Autrement, le client peut toujours espérer en obtenir, mais en vain. Car, la plupart des épiciers tunisiens sont adeptes de l'adage " charité bien ordonnée commence par soi-même", et se servent en premier ainsi que leurs proches familles et entourage. Depuis plus d'un mois, pour obtenir du café turc appelé en dialecte " el bonn el arbi", il faut avoir une chance grandiose. Le citoyen lambda traverse toute une ville pour obtenir les 200 grammes rationnés et supposés être à la vente. Sans résultat. Pendant ce temps, de façon légitime ou pas, l'épicier ne se prive pas de ce plaisir du palais et garde au chaud un ou deux paquets pour les soirées en famille.

En fait, il s'agit d'un problème de stockage de café dans les entrepôts qui subissent une forte pression, étant à 5 jours consommés de la pénurie totale, alors que le stock de réserve intégral doit tenir 60 jours, d'après le raisonnement de Hédi Baccour, directeur d'une enseigne tunisienne et président de la Chambre syndicale des grandes surfaces.

Pour le café, on peut présupposer que l'épicier, qui en a, va faire chanter le client en l'obligeant à acheter un paquet de biscuit avec ou du chocolat. Ce sont des pratiques abusives, déloyales, difficiles à dénoncer et à prouver, qui risquent de continuer et perdurer en toute impunité. Les citoyens consommateurs sont désemparés et quasiment résignés.
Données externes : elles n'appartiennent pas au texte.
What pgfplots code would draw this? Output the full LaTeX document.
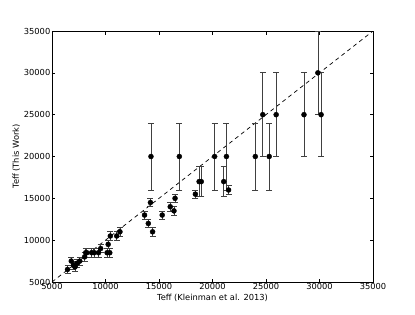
\documentclass[border=0pt]{standalone}
\usepackage{fontspec}
\setmainfont{DejaVu Sans}
\usepackage{pgfplots}
\usepackage{pgfplotstable}
\pgfplotsset{compat=1.18}
\pgfplotstableread{
x y ey
6450 6500 500
6800 7500 500
7000 7000 500
7150 6800 500
7350 7250 500
7600 7500 500
8050 8000 500
8150 8500 500
8250 8500 500
8700 8500 500
8950 8500 500
9350 8500 500
9550 9000 500
10150 8500 500
10400 8500 500
10250 9500 500
10450 10500 500
11050 10500 500
11350 11000 500
13650 13000 500
14000 12000 500
14400 11000 500
14200 14500 500
14250 20000 4000
15300 13000 500
16050 14000 500
16400 13500 500
16500 15000 500
16900 20000 4000
18400 15500 500
18750 17000 1800
18950 17000 1800
20200 20000 4000
21050 17000 1800
21300 20000 4000
21500 16000 500
24000 20000 4000
24700 25000 5000
25300 20000 4000
25950 25000 5000
28550 25000 5000
29850 30000 5000
30150 25000 5000
}\datatable
\begin{document}
\begin{tikzpicture}
\begin{axis}[
  name=ax,
  scale only axis,
  width=321pt, height=251pt,
  xmin=5000, xmax=35000, ymin=5000, ymax=35000,
  xtick={5000,10000,...,35000},
  ytick={5000,10000,...,35000},
  minor tick num=0,
  tick align=inside,
  major tick length=3.5pt,
  tick style={line width=0.6pt, black},
  scaled ticks=false,
  /pgf/number format/assume math mode=true,
  /pgf/number format/1000 sep={},
  tick label style={font=\fontsize{8.3}{10}\selectfont},
  xticklabel style={inner sep=1.5pt},
  yticklabel style={inner sep=1.5pt},
  label style={font=\fontsize{8.3}{10}\selectfont},
  xlabel={Teff (Kleinman et al. 2013)},
  ylabel={Teff (This Work)},
  xlabel style={yshift=1pt},
  ylabel style={yshift=-1pt},
  axis line style={line width=0.75pt},
  clip=true,
]
\addplot[black, dash pattern=on 4pt off 3.5pt, line width=0.7pt] coordinates {(5000,5000) (35000,35000)};
\addplot[only marks, mark=*, mark size=2.5pt, black,
  error bars/.cd, y dir=both, y explicit,
  error bar style={line width=0.7pt, black!75},
  error mark options={rotate=90, mark size=3pt, line width=0.7pt, black!75}]
  table[x=x, y=y, y error=ey] {\datatable};
\end{axis}
\path (ax.south west) ++(-52pt,-32pt) rectangle ++(415pt,314pt);
\end{tikzpicture}
\end{document}
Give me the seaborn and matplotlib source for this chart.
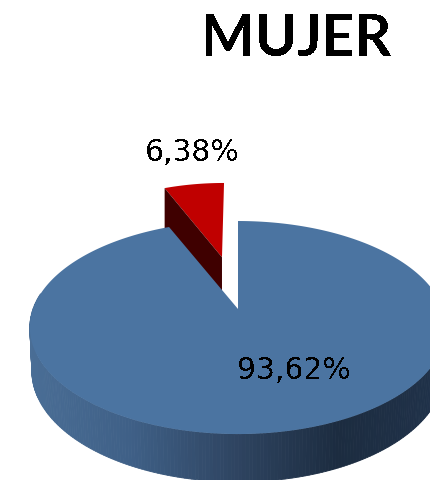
import numpy as np
import matplotlib
matplotlib.use("Agg")
import matplotlib.pyplot as plt
import seaborn as sns

title = "MUJER"
slice_values = [93.62, 6.38]
slice_labels = ["93,62%", "6,38%"]

sns.set_theme(style="white")
plt.rcParams["text.antialiased"] = False

# perspectiva del pastel, en pixeles
CX, CY = 238, 310
RX, RY, K = 205, 103.3, 0.174
CX2, CY2, RX2, RY2 = 238, 352.7, 203, 107.6
EXPLODE_U, EXPLODE_V = 0.43, 0.56
RED_SQUEEZE = 0.93

BLUE = "#4b74a1"
RED = "#c00000"
DARK_RED = "#3f0000"

# gradiente del costado, de izquierda a derecha
side_colors = sns.blend_palette(["#4a6e96", "#3f6087", "#2f4562", "#1c2c40", "#20324a"], 200)


def project(u, v, cx=CX, cy=CY, rx=RX, ry=RY):
    d = 1 + K * v
    return cx + rx * u / d, cy - ry * v / d


def disk_arc(a0, a1, n):
    # angulo medido desde las 12 en sentido horario
    t = np.radians(np.linspace(a0, a1, n))
    return np.sin(t), np.cos(t)


def draw_side(ax, a0, a1):
    u, v = disk_arc(a0, a1, 400)
    x1, y1 = project(u, v)
    x2, y2 = project(u, v, CX2, CY2, RX2, RY2)
    for i in range(len(u) - 1):
        if v[i] > 0.15:
            continue
        frac = np.clip((x1[i] - 25) / 420, 0, 0.999)
        c = side_colors[int(frac * len(side_colors))]
        ax.fill([x1[i], x1[i + 1], x2[i + 1], x2[i]], [y1[i], y1[i + 1], y2[i + 1], y2[i]],
                color=c, lw=0.6, zorder=2)


fig = plt.figure(figsize=(4.31, 4.81), dpi=100)
ax = fig.add_axes([0, 0, 1, 1])
ax.set_xlim(0, 431)
ax.set_ylim(481, 0)
ax.axis("off")

angles = np.cumsum([0] + slice_values) / sum(slice_values) * 360

# rebanada roja separada
mid = np.radians((angles[1] + angles[2]) / 2)
u, v = disk_arc(angles[1], angles[2], 100)
xr, yr = project(np.r_[0, u] + EXPLODE_U * np.sin(mid), np.r_[0, v] + EXPLODE_V * np.cos(mid))
xr = xr[0] + (xr - xr[0]) * RED_SQUEEZE
ax.fill(xr, yr, color=RED, lw=0, zorder=2)
ax.fill([xr[1], xr[0], xr[0], xr[1]], [yr[1], yr[0], yr[0] + 45, yr[1] + 45],
        color=DARK_RED, lw=0, zorder=2.5)

# rebanada azul con su costado
draw_side(ax, angles[0], angles[1])
u, v = disk_arc(angles[0], angles[1], 300)
xb, yb = project(np.r_[0, u], np.r_[0, v])
ax.fill(xb, yb, color=BLUE, lw=0, zorder=3)

ax.text(297, 39, title, ha="center", va="center", fontsize=41, fontweight="bold",
        family="Lato", color="black", zorder=5)
ax.text(192, 153, slice_labels[1], ha="center", va="center", fontsize=21.5, color="black", zorder=5)
ax.text(294, 371, slice_labels[0], ha="center", va="center", fontsize=21.5, color="black", zorder=5)

fig.savefig("out.png", dpi=100)
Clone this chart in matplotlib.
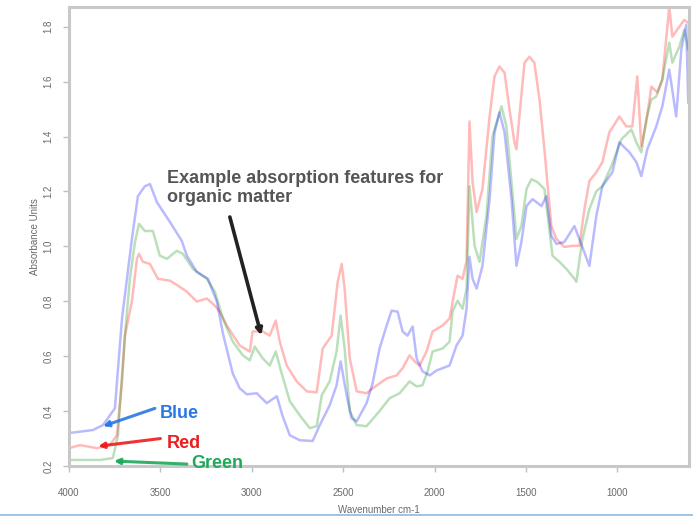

Ainsi, un client tunisien s'est rendu dans une enseigne d'origine française du côté d'El Menzah IX pour acheter 2 paquets de lait conformément au rationnement mis en place. Il s'est mis dans une colère noire en s'apercevant que les employés de cette grande surface s'en procurent 4, contrairement à tout le monde. Ainsi, il a dénoncé "le deux poids, deux mesures" qu'il a subi effrontément. Pour justifier l'injustifiable ou l'imbroglio, la direction a expliqué que ce sont des paquets que vont se partager les employés entre eux, entre ceux actifs et ceux qui vont les relayer par la suite...

Au final, les Tunisiens qui n'ont pas d'argent liquide sur eux ne peuvent ni acheter au supermarché, parce qu'il y a une pénurie des aliments de base qu'on trouve davantage auprès des épiciers, ni chez ces derniers qui ne vendent ni lait, ni sucre ou café sans obliger le client à acheter d'autres produits. Même au comptant. La vente conditionnée doit être déconseillée, quand elle ne peut pas être interdite.